ACCADDE OGGI. LA MAFIA UCCIDE DALLA CHIESA E SUA MOGLIE

Di CLAUDIA SABA

Palermo, 3 settembre 1982.

Il generale Carlo Alberto Dalla Chiesa, prefetto di Palermo e sua moglie, Emanuela Setti Carraro, si dirigono verso un ristorante a bordo della loro A112 bianca.
L’agente Domenico Russo è alla guida di un’Alfetta. Li segue a poca distanza.
Sono le 21,15, lungo via Carini, quando vengono affiancati da una Bmw e da una motocicletta da una parte raffica di kalashnikov AK-47.
L’agente, il generale e sua moglie muoiono nell’attentato.

Con i suoi nuovi metodi di indagine, il generale era riuscito ad assestare colpi importanti sia all’organizzazione mafiosa sia alle Brigate Rosse (in Piemonte), portando allo scoperto la fitta rete di complicità tra politica e una parte delle istituzioni.
E si conobbero nomi cruciali di Cosa Nostra, come Tommaso Buscetta e Michele Greco.
Nonostante ciò, Dalla Chiesa si era sentito spesso abbandonato dalle istituzioni centrali nella lotta alla mafia.
Fu lui stesso a parlarne in una delle ultime interviste rilasciata a Giorgio Bocca.

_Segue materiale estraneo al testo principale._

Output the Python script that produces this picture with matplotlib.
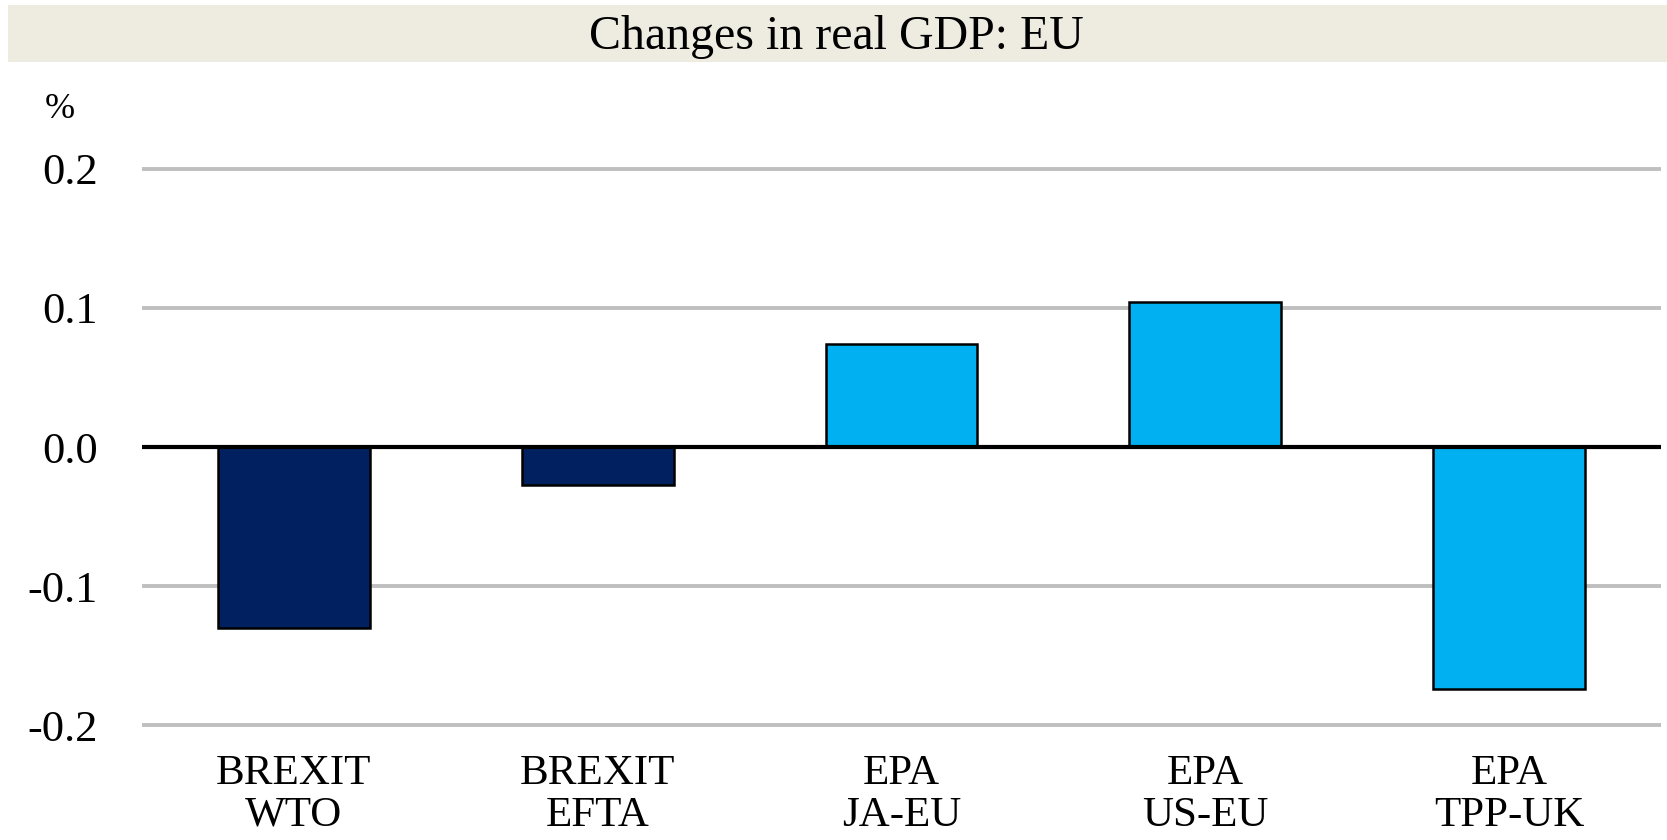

Le indagini e il processo sulla strage di via Carini porteranno alla condanna, come mandanti, di sei boss di spicco (Totò Riina, Bernardo Provenzano, Michele Greco, Pippo Calò, Bernardo Brusca e Nenè Geraci) e di quattro esecutori materiali. In realtà da alcune inchieste giornalistiche e da rivelazioni emerse durante il processo Andreotti (per l’assassinio del giornalista Mino Pecorelli), si farà strada l’ipotesi che l’omicidio Dalla Chiesa fosse da collegare al ritrovamento del memoriale redatto da Aldo Moro e ritrovato nel covo delle Brigate Rosse.

Rispetto alla versione ufficiale del memoriale, s’ipotizza una versione integrale di cui Dalla Chiesa era a conoscenza e di cui avrebbe messo al corrente il giornalista Pecorelli (versione confermata dalla sorella di quest’ultimo).